Un circuito dalla storia davvero singolare…
La 500 Miglia di Indianapolis nacque ufficialmente il 30 maggio 1911, quando si disputò la prima corsa sulla Indianapolis Motor Speedway realizzata nel 1909, su un totale di 200 giri e il vincitore era Ray Harroun, alla guida di una Marmon Wasp, che si aggiudicò il montepremi di 27.550 dollari. A partire dall’anno successivo, viene stabilito il numero di piloti alla partenza, che divenne 33 e, nelle edizioni seguenti, l’attenzione da parte del pubblico divenne costante, e anche marchi europei come Peugeot, Fiat e Mercedes vi presero parte, fu la Mercedes, per esempio, a vincere nel 1913, nel 1916 e nel 1919.
Negli anni Venti furono i marchi e i piloti statunitensi a ritornare in auge, mentre nel 1938 il proprietario dell’autodromo Tony Hulman diede il via ai lavori di asfaltatura del circuito, fino a quel momento realizzato in porfido.
Dopo la Seconda Guerra Mondiale, periodo in cui la corsa fu sospesa, come già era accaduto per la Grande Guerra, tra gli anni Cinquanta e Sessanta la 500 Miglia di Indianapolis fu considerata valida come gara per il Mondiale di Formula 1, allo scopo di avvicinare due tra le competizioni automobilistiche più importanti al mondo, ma il tentativo fu fallimentare, e dal 1960 in poi venne abbandonato.
Gli europei, in quel periodo, preferirono non prendere parte alla gara, anche per motivi economici. Tra i pochi a provarci ci fu Alberto Ascari, a bordo di una Ferrari 375 F1 modificata e nel 1961 toccò a Jack Brabham, guidando una Cooper da F1 modificata.
L’arrivo della Lotus di Chapman cambiò i piani, con l’introduzione del motore posteriore e del telaio monoscocca in anni dove alla corsa c’erano futuri campioni di Formula 1, come Jim Clark, vincitore nel 1965, e di Graham Hill, che trionfò l’anno successivo con la sua Lola-Ford, ma anche di Jackie Stewart, che sempre nel 1966 fu eletto Matricola dell’Anno.

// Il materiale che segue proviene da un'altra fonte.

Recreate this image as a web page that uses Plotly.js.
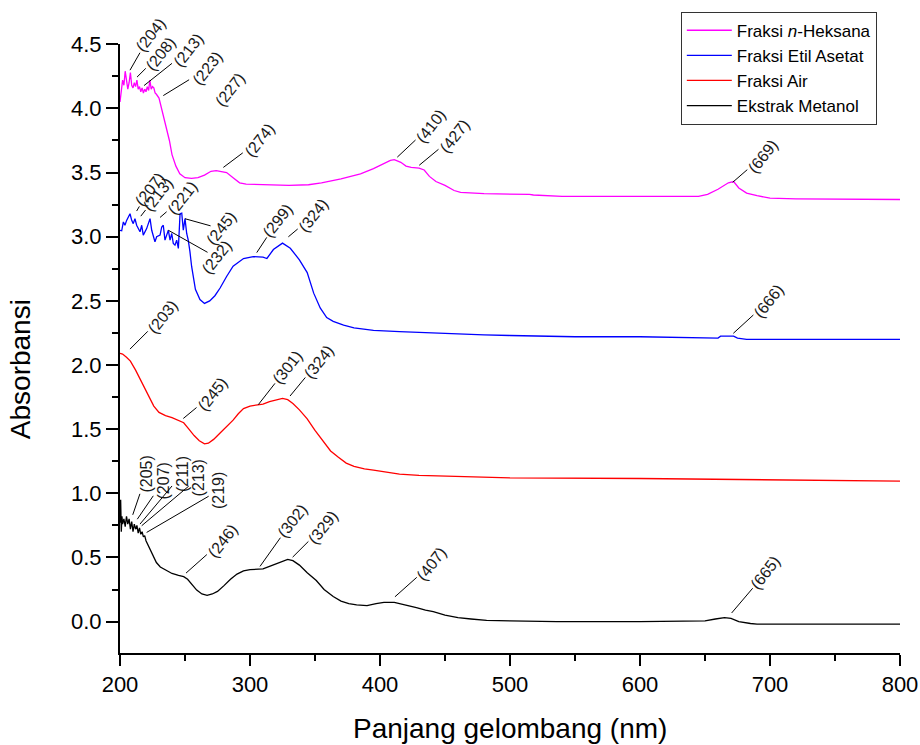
<!DOCTYPE html>
<html><head><meta charset="utf-8">
<script src="https://cdn.plot.ly/plotly-3.0.1.min.js"></script>
<style>html,body{margin:0;padding:0;background:#fff}#chart{width:920px;height:745px}</style>
</head><body><div id="chart"></div>
<script>
// ---------- DATA ----------
const seriesNames = ['Fraksi <i>n</i>-Heksana', 'Fraksi Etil Asetat', 'Fraksi Air', 'Ekstrak Metanol'];
const xTitle = 'Panjang gelombang (nm)';
const yTitle = 'Absorbansi';

const hexX = [200,201,202,203,204,205,206,207,208,209,210,211,212,213,214,215,216,217,218,219,220,221,222,223,224,225,226,227,228,230,232,234,236,238,240,243,246,250,255,260,265,270,274,278,282,287,292,297,310,330,345,355,370,385,395,403,408,411,416,420,424,430,434,438,443,450,457,462,480,515,518,540,600,605,615,645,652,660,668,672,676,682,690,700,720,800];
const hexY = [4.05,4.12,4.22,4.18,4.29,4.22,4.15,4.20,4.28,4.18,4.16,4.20,4.17,4.22,4.15,4.17,4.13,4.16,4.12,4.15,4.13,4.17,4.14,4.22,4.15,4.17,4.16,4.12,4.11,4.08,4.00,3.92,3.85,3.75,3.64,3.55,3.49,3.46,3.455,3.46,3.48,3.51,3.515,3.51,3.50,3.46,3.42,3.41,3.405,3.40,3.405,3.42,3.45,3.49,3.53,3.57,3.595,3.60,3.58,3.55,3.54,3.535,3.52,3.47,3.43,3.40,3.36,3.345,3.335,3.33,3.325,3.315,3.315,3.32,3.315,3.315,3.33,3.37,3.42,3.43,3.38,3.34,3.32,3.30,3.295,3.29];

const etX = [200,201.3,202.6,203.8,205.1,207.7,209,210.2,211.5,212.8,215.4,216.7,217.9,220.5,223.1,224.4,226.9,228.2,230.8,232.1,233.3,234.6,235.9,237.2,238.5,239.8,241,242.3,243.6,244.9,246.2,247.5,248.7,250,251.3,252.5,253.8,255.1,258,261.5,265,269,273,277,282,287,295,302.5,310,313,318,325,331,338,344,349,354,359,364,372,380,395,415,460,480,500,550,600,650,660,662,672,675,682,800];
const etY = [3.05,3.046,3.115,3.089,3.127,3.179,3.127,3.102,3.141,3.089,3.038,3.089,3.012,3.063,3.141,3.05,2.96,3.0,3.012,3.076,3.089,2.973,3.012,3.05,2.973,3.025,2.947,2.934,2.973,2.909,3.179,3.184,3.05,3.141,3.025,2.973,2.883,2.768,2.59,2.51,2.48,2.50,2.54,2.60,2.69,2.77,2.83,2.845,2.84,2.83,2.90,2.95,2.91,2.82,2.72,2.56,2.445,2.37,2.34,2.31,2.29,2.27,2.26,2.24,2.235,2.23,2.22,2.22,2.215,2.21,2.225,2.225,2.21,2.20,2.20];

const airX = [200,202,205,208,212,215,218,222,226,230,235,240,245,249,253,257,261,265,268,272,277,282,287,291,295,300,305,310,315,320,325,329,333,338,344,350,356,362,368,374,380,388,395,405,415,430,460,500,600,700,800];
const airY = [2.09,2.085,2.06,2.03,1.96,1.90,1.85,1.76,1.68,1.63,1.605,1.59,1.57,1.55,1.50,1.45,1.41,1.385,1.39,1.42,1.47,1.52,1.57,1.62,1.66,1.68,1.685,1.695,1.715,1.73,1.74,1.73,1.70,1.65,1.58,1.49,1.41,1.33,1.28,1.235,1.21,1.19,1.18,1.165,1.15,1.14,1.13,1.12,1.115,1.105,1.095];

const metX = [200,200.5,201,201.5,202,203,204,205,206,207,208,209,210,211,212,213,214,215,216,217,218,219,220,222,224,226,228,231,235,240,245,249,252,255,259,263,267,271,275,280,285,290,295,300,305,310,315,320,325,329,333,338,344,351,357,364,370,376,382,390,397,403,411,420,428,435,441,450,460,470,482,500,536,600,645,650,658,665,670,676,685,690,800];
const metY = [0.77,0.95,0.70,0.82,0.76,0.80,0.74,0.82,0.76,0.80,0.72,0.78,0.70,0.76,0.72,0.75,0.69,0.73,0.68,0.70,0.66,0.67,0.63,0.59,0.55,0.50,0.46,0.425,0.40,0.375,0.36,0.35,0.33,0.29,0.245,0.215,0.205,0.215,0.235,0.28,0.33,0.37,0.395,0.405,0.405,0.41,0.43,0.45,0.475,0.485,0.475,0.44,0.38,0.32,0.25,0.195,0.16,0.14,0.13,0.125,0.14,0.15,0.15,0.125,0.108,0.09,0.077,0.05,0.03,0.02,0.01,0.005,0.0,0.0,0.0,0.005,0.02,0.03,0.025,0.0,-0.015,-0.02,-0.02];

// peak labels (nm) and the data point each leader line starts from
const hexPeakNm = [204,208,213,223,227,274,410,427,669];
const hexPeakX  = [207.7,213.1,218.5,233.3,284.6,279.5,413.3,430.2,671.3];
const hexPeakY  = [4.298,4.244,4.178,4.10,4.15,3.54,3.62,3.557,3.424];

const etPeakNm = [207,213,221,245,232,299,324,666];
const etPeakX  = [212.8,216,230.8,250,237.2,305.2,329.5,671.8];
const etPeakY  = [3.20,3.16,3.15,3.14,3.05,2.876,2.999,2.247];

const airPeakNm = [203,245,301,324];
const airPeakX  = [207.7,248.7,306.4,330.8];
const airPeakY  = [2.124,1.583,1.691,1.758];

const metPeakNm = [205,207,211,213,219,246,302,329,407,665];
const metPeakX  = [209.8,213.3,215.4,216.7,220.5,250.8,307.7,332.8,411.5,670.5];
const metPeakY  = [0.832,0.798,0.76,0.747,0.695,0.378,0.43,0.502,0.193,0.067];

// ---------- STYLE / LAYOUT ----------
const colors = ['#ff00ff', '#0000ff', '#ff0000', '#000000'];
const FONT = 'Liberation Sans, Arial, sans-serif';

// label offsets (px) from anchor to label centre; null = no leader line
const hexOff = [[20,-35],[23,-23],[44,-35],[44,-27],null,[36,-27],[33,-31],[35,-29],[30,-26]];
const etOff  = [[13,-22],[17,-22],[22,-19],[36,10],[48,27],[21,-32],[25,-21],[35,-32]];
const airOff = [[32,-32],[29,-24],[29,-37],[28,-34]];
const metOff = [[14,-41],[26,-38],[42,-50],[57,-48],[72,-42],[36,-32],[32,-45],[30,-30],[37,-33],[34,-40]];
const metAngles = [-90,-90,-90,-90,-90,-52,-52,-52,-52,-52];

const annotations = [];
function addLabels(nm, xs, ys, offs, angles) {
  for (let i = 0; i < nm.length; i++) {
    const o = offs[i];
    const a = {
      x: xs[i], y: ys[i], xref: 'x', yref: 'y',
      text: '(' + nm[i] + ')',
      textangle: Array.isArray(angles) ? angles[i] : angles,
      font: {family: FONT, size: 16, color: '#1a1a1a'},
      showarrow: !!o,
      arrowhead: 0, arrowwidth: 1, arrowcolor: '#000',
      standoff: 0, startstandoff: 0
    };
    if (o) { a.ax = o[0]; a.ay = o[1]; }
    annotations.push(a);
  }
}
addLabels(hexPeakNm, hexPeakX, hexPeakY, hexOff, -52);
addLabels(etPeakNm, etPeakX, etPeakY, etOff, -52);
addLabels(airPeakNm, airPeakX, airPeakY, airOff, -52);
addLabels(metPeakNm, metPeakX, metPeakY, metOff, metAngles);

// axis titles placed as paper-anchored text
annotations.push({
  text: xTitle, xref: 'paper', yref: 'paper', x: 0.5, y: -0.1238,
  xanchor: 'center', yanchor: 'middle', showarrow: false,
  font: {family: FONT, size: 28, color: '#000'}
});
annotations.push({
  text: yTitle, xref: 'paper', yref: 'paper', x: -0.128, y: 0.4663,
  xanchor: 'center', yanchor: 'middle', showarrow: false, textangle: -90,
  font: {family: FONT, size: 28, color: '#000'}
});

const xs = [hexX, etX, airX, metX];
const ys = [hexY, etY, airY, metY];
const traces = seriesNames.map((n, i) => ({
  x: xs[i], y: ys[i], name: n, type: 'scatter', mode: 'lines',
  line: {color: colors[i], width: 1.3}, hoverinfo: 'skip'
}));

const layout = {
  width: 920, height: 745,
  margin: {l: 120, r: 20, t: 39, b: 92},
  paper_bgcolor: '#fff', plot_bgcolor: '#fff',
  font: {family: FONT, color: '#000'},
  showlegend: true,
  legend: {
    x: 0.719, y: 1.053, xanchor: 'left', yanchor: 'top',
    bgcolor: '#fff', bordercolor: '#333', borderwidth: 1,
    font: {family: FONT, size: 17, color: '#000'},
    itemwidth: 45, traceorder: 'normal'
  },
  xaxis: {
    range: [200, 800], dtick: 100, tick0: 0,
    showgrid: false, zeroline: false,
    showline: true, linewidth: 2, linecolor: '#000',
    ticks: 'outside', ticklen: 11, tickwidth: 2, tickcolor: '#000',
    minor: {dtick: 50, ticks: 'outside', ticklen: 6, tickwidth: 2, tickcolor: '#000'},
    tickfont: {family: FONT, size: 22, color: '#000'}
  },
  yaxis: {
    range: [-0.245, 4.502], dtick: 0.5, tick0: 0, tickformat: '.1f',
    showgrid: false, zeroline: false,
    showline: true, linewidth: 2, linecolor: '#000',
    ticks: 'outside', ticklen: 12, tickwidth: 2, tickcolor: '#000',
    minor: {dtick: 0.25, ticks: 'outside', ticklen: 6, tickwidth: 2, tickcolor: '#000'},
    tickfont: {family: FONT, size: 22, color: '#000'}
  },
  annotations: annotations
};

Plotly.newPlot('chart', traces, layout, {staticPlot: true, displayModeBar: false});
</script></body></html>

Negli anni Settanta, Indianapolis divenne territorio di conquista per gli inglesi, tra Lola, McLaren e March, che vinse cinque edizioni consecutive tra il 1983 e il 1987.
Dopo aver visto il debutto di Porsche, nel 1989 e nel 1990, il circuito americano accolse addirittura, nei primi anni Novanta, l’Alfa Romeo, ma l’avventura della casa italiana fu un flop.
Tra il 1995 e il 2010 furono solo quattro i piloti americani a tagliare per primi il traguardo, mentre ci furono gli esordi del Giappone (l’ex Formula 1 Takuma Sato), il Belgio (Bertrand Baguette), il Sudafrica (Tomas Scheckter) o la Svizzera (Simona De Silvestro).
La 500 miglia di Indianapolis si svolge in occasione del Memorial Day, cioè l’ultimo lunedì di maggio, in occasione del quale gli Stati Uniti commemorano i caduti in guerra, ma le prove libere durano per l’intero mese.
Lo svolgimento della gara prevede che le vetture prendano il via con la partenza lanciata, che si verifica con tre macchine disposte in fila per undici file e la bandiera a scacchi viene sventolata dopo duecento giri, che corrispondono a 500 miglia .
Tra le varie tradizioni dell’evento, si ricordano il colpo di cannone che annuncia, alle sei della domenica mattina, l’apertura dello speedway, e il Last row party, la festa organizzata il venerdì prima della corsa che intende celebrare gli ultimi tre qualificati.
Al termine della competizione, la vettura e il pilota che hanno vinto entrano nella Victory Lane e al driver viene passata immediatamente una bottiglia di latte, una tradizione iniziata dal 1936 quando Louis Meyer dopo aver vinto fu immortalato dai fotografi con in mano una bottiglia di latte intero ghiacciato.